Based on that, I jumped into the Hollow Area straightaway. Why not collect loot and exp until I feel “ready”? The PS4 version translates that line a little differently:

“If you’re still getting used to the game, try some of the early floors of Aincrad. If you’re an advanced player and want to test your skill and get rewarded with loot and lots of exp, try the Hollow Area.”

SLIGHTLY different. It explained why I was getting pummeled in my entire Vita playthrough– I was basically trying to advance through the special advanced bonus dungeon right from the start. This playthrough, I started playing through the ‘appropriate’ sections first, and wound up basically crushing my way through the first few sections, largely thanks to the skills I’d honed fighting things way out of my weight class on the Vita.

sword-art-online-hollow-fragment-boss-fight

What I’ve discovered is that the game is much, much more nuanced than I’d realized, mechanically.
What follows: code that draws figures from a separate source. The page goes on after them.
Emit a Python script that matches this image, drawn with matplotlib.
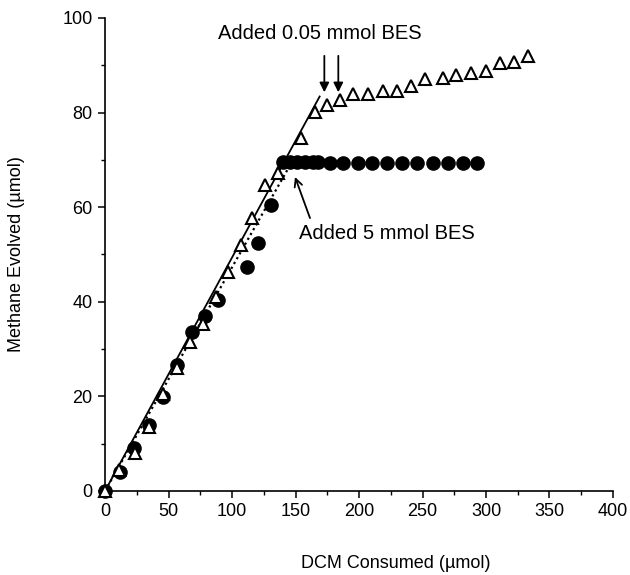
import numpy as np
import matplotlib.pyplot as plt
from matplotlib.ticker import MultipleLocator

plt.rcParams["font.family"] = ["Liberation Sans", "DejaVu Sans"]

# open triangles (0.05 mmol BES)
tri_x = [0, 11, 24, 35, 46, 57, 67, 77, 87, 97, 107, 116, 126, 136.5, 154, 165, 175,
         185, 195.5, 207, 219, 230, 241, 252, 266, 276, 288, 300, 311, 322, 333]
tri_y = [0, 4.5, 8.0, 13.5, 20.5, 26, 31.4, 35.3, 41, 46.4, 52.0, 57.7, 64.7, 67.2, 74.6,
         80.2, 81.6, 82.7, 84.0, 84.0, 84.6, 84.6, 85.6, 87.2, 87.4, 87.9, 88.3, 88.8,
         90.4, 90.8, 91.9]

# filled circles (5 mmol BES)
circ_x = [0, 11.8, 22.8, 35, 45.9, 56.9, 68.5, 78.7, 89.2, 111.6, 120.7, 130.4, 139.9,
          145.7, 151, 157.5, 163.5, 168, 177.2, 187.5, 199, 210.5, 222, 234, 246, 258,
          270, 282, 293]
circ_y = [0, 4.1, 9.0, 14, 19.9, 26.6, 33.7, 36.9, 40.4, 47.4, 52.4, 60.5, 69.5,
          69.5, 69.5, 69.5, 69.5, 69.5, 69.4, 69.4, 69.4, 69.4, 69.4, 69.4, 69.4, 69.4,
          69.4, 69.4, 69.4]

# regression lines
solid_x = [0, 169]
solid_y = [0, 83.4]
dotted_x = [0, 147]
dotted_y = [0, 69.5]

# BES addition arrows
bes_low_x = [172.7, 183.7]

fig = plt.figure(figsize=(6.3, 5.75), dpi=100)
ax = fig.add_axes([0.1667, 0.1461, 0.8063, 0.8226])

ax.plot(solid_x, solid_y, color="black", lw=1.3, zorder=2)
ax.plot(dotted_x, dotted_y, color="black", lw=1.6, linestyle=(0, (1, 1.5)), zorder=2)

ax.plot(circ_x, circ_y, "o", color="black", ms=9.5, mec="black", zorder=3, clip_on=False)
ax.plot(tri_x, tri_y, "^", mfc="white", mec="black", mew=1.5, ms=8.8, zorder=4, clip_on=False)

ax.set_xlim(0, 400)
ax.set_ylim(0, 100)

for s in ["top", "right"]:
    ax.spines[s].set_visible(False)
for s in ["left", "bottom"]:
    ax.spines[s].set_linewidth(1.2)

ax.xaxis.set_major_locator(MultipleLocator(50))
ax.xaxis.set_minor_locator(MultipleLocator(25))
ax.yaxis.set_major_locator(MultipleLocator(20))
ax.yaxis.set_minor_locator(MultipleLocator(10))
ax.tick_params(which="major", direction="out", length=5, width=1.1, labelsize=13, pad=4)
ax.tick_params(which="minor", direction="out", length=3, width=1.0)

ax.set_xlabel("DCM Consumed (\u00b5mol)", fontsize=13)
ax.xaxis.set_label_coords(0.573, -0.135)
ax.set_ylabel("Methane Evolved (\u00b5mol)", fontsize=13)
ax.yaxis.set_label_coords(-0.157, 0.5)

ax.text(89, 96.8, "Added 0.05 mmol BES", fontsize=14.5, ha="left", va="center")
for bx in bes_low_x:
    ax.annotate("", xy=(bx, 84.3), xytext=(bx, 92),
                arrowprops=dict(arrowstyle="-|>", color="black", lw=1.3, mutation_scale=14,
                                shrinkA=0, shrinkB=0))

ax.text(152.8, 54.5, "Added 5 mmol BES", fontsize=14.5, ha="left", va="center")
ax.annotate("", xy=(149.6, 66.4), xytext=(161.4, 57.7),
            arrowprops=dict(arrowstyle="->", color="black", lw=1.3, mutation_scale=14,
                            shrinkA=0, shrinkB=0))

fig.savefig("out.png", dpi=100)
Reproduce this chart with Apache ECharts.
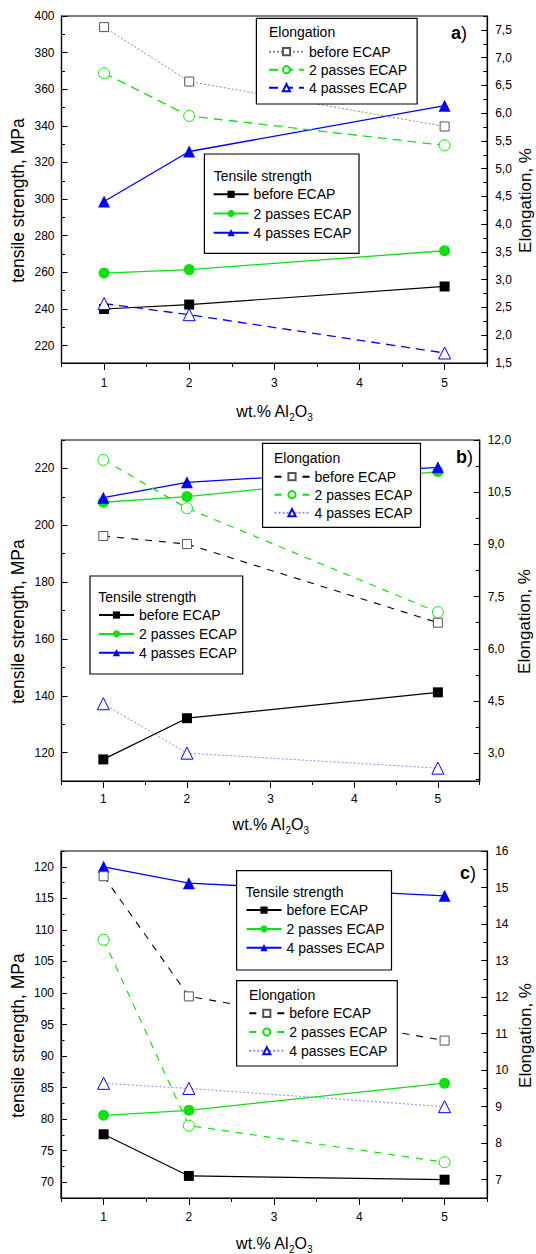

I can’t talk much about the story, but it does a really good job of interspersing the ensemble cast and keeping all of the characters at the forefront (which the show didn’t do quite as much) and keeping the story relevant– there are a ton of events that occur in between going out and beating up monsters, but you can spend quite a bit of time just doing that if you like, and you have a ton of characters you can level up.

Because the game drops you in the middle of the action, you start at a pretty advanced level with quite a few skills and resources– it’s a little odd to start a game at level 97, but it works pretty well in this context. You’ve got enough abilities to start to make things interesting and you can slowly explore them, but because you’re so overleveled for the starting point (a thematic staple of the series), you can ease into things. It also doesn’t waste any time with introducing things you’ve already covered in the series– the only catch-up it does is letting you know how the game diverges. This probably isn’t great for anyone who hasn’t seen the series, but it’s kind of an obscure title to pick up if you haven’t watched Sword Art Online. Cutting to the chase as far as establishing story and characters lets them get detailed and personal with interactions very quickly, as well as occasionally very silly.

20140401_214033

Overall, I’m having a lot of fun with it, especially with a translation that lets me make sense of the story. Because the game’s story diverges hugely from a major plot point in the series, I’m interested to see where they go with things. I like the idea of the game building out into conceptual space rather than simply retreading the ground covered by the series, and I’d like to see more of that in game tie-ins. It makes me think of KOTOR, which created a whole new space for Star Wars that’s proven to be incredibly fertile ground.